We have seen no one for a while but now there is a boy, just ahead of us. He balances on one of the lengths of wood embedded in the ground and waves, holding something in his waving hand. My father brakes sharply and makes a convulsive movement with both arms, arching them above his head and toward the woods, shouting. The boy waves once more and then stops, his arm in midair. His right hand is gone. “Lucky kid,” a physician friend has said to me. “I would have thought a grenade could do more damage than just blowing off a hand.” The same friend has insisted that my memory deceives me. “It isn’t possible,” he said. “The blood spurts out a fraction of a second later. Imagine all those severed veins. . . .” But, possible or not, I see—arranged within the stump—the
circular ends of something like small, cut-off, white straws. That’s what I see first.
My father takes one of the two blankets belonging to a Graz children’s hospital off his son on my mother’s lap and walks toward the boy who stands rigid and still, his right arm raised in what seems a familiar gesture. My father winds the blanket around the wrist, which the boy continues to hold at what is a convenient height for my father’s efforts. When he gets to the end of the blanket my father seems, for a moment, at a loss. As soon as he has tucked the fabric in place, it falls away again and begins to unwind. But he tears into the blanket with his teeth and produces strips of cloth, which he ties around the bulk of the blanket already in place on the boy’s forearm.
“You’ll be all right now,” my father says, “you are coming with us.” The boy does not move. My father carries him to the Jeep, repeating what he has already said, slightly varying the sequence of words. “You’re okay,” “We’ve got plenty of room,” “You’ll be all right now; you’re coming with us.”
My father asks me to get up, stacks the suitcases and the cardboard box on the floor, tells me to sit down again, and lays the clock on my lap. He has to force the boy’s legs at the knees to get him to sit down beside me. The boy is older than I am, maybe old enough to go to school, his hair is brown, his nose is white. He looks straight ahead. From the corner of my eyes I watch the pale gray blanket darken, an even seeping, fast and sly as magic.
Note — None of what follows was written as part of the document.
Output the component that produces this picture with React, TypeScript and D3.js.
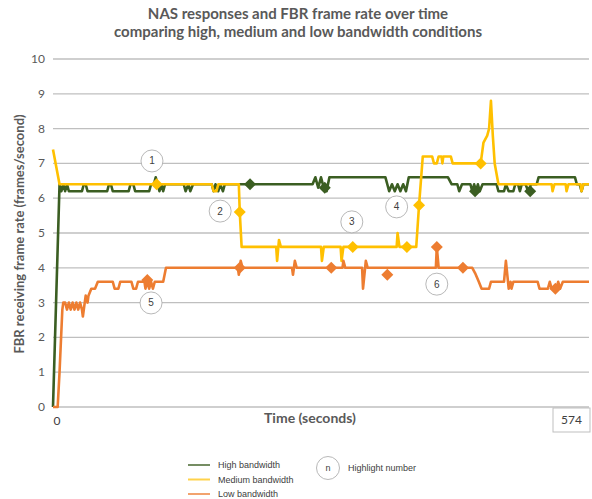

When my father tries to restart the Jeep it sputters, falters, makes one last, small jump. The boy turns his head toward and past me, abruptly faces forward again, jumps off his seat and runs into the woods. That’s when we all started walking. My father took the cardboard box under one arm and a suitcase in each hand, the clock stayed behind, and we saw neither clock nor Jeep again. My mother carried my brother, whose eyes were closed and who lay silent throughout the afternoon’s journey. Off and on, my mother stopped walking and held her ear close to the baby’s mouth.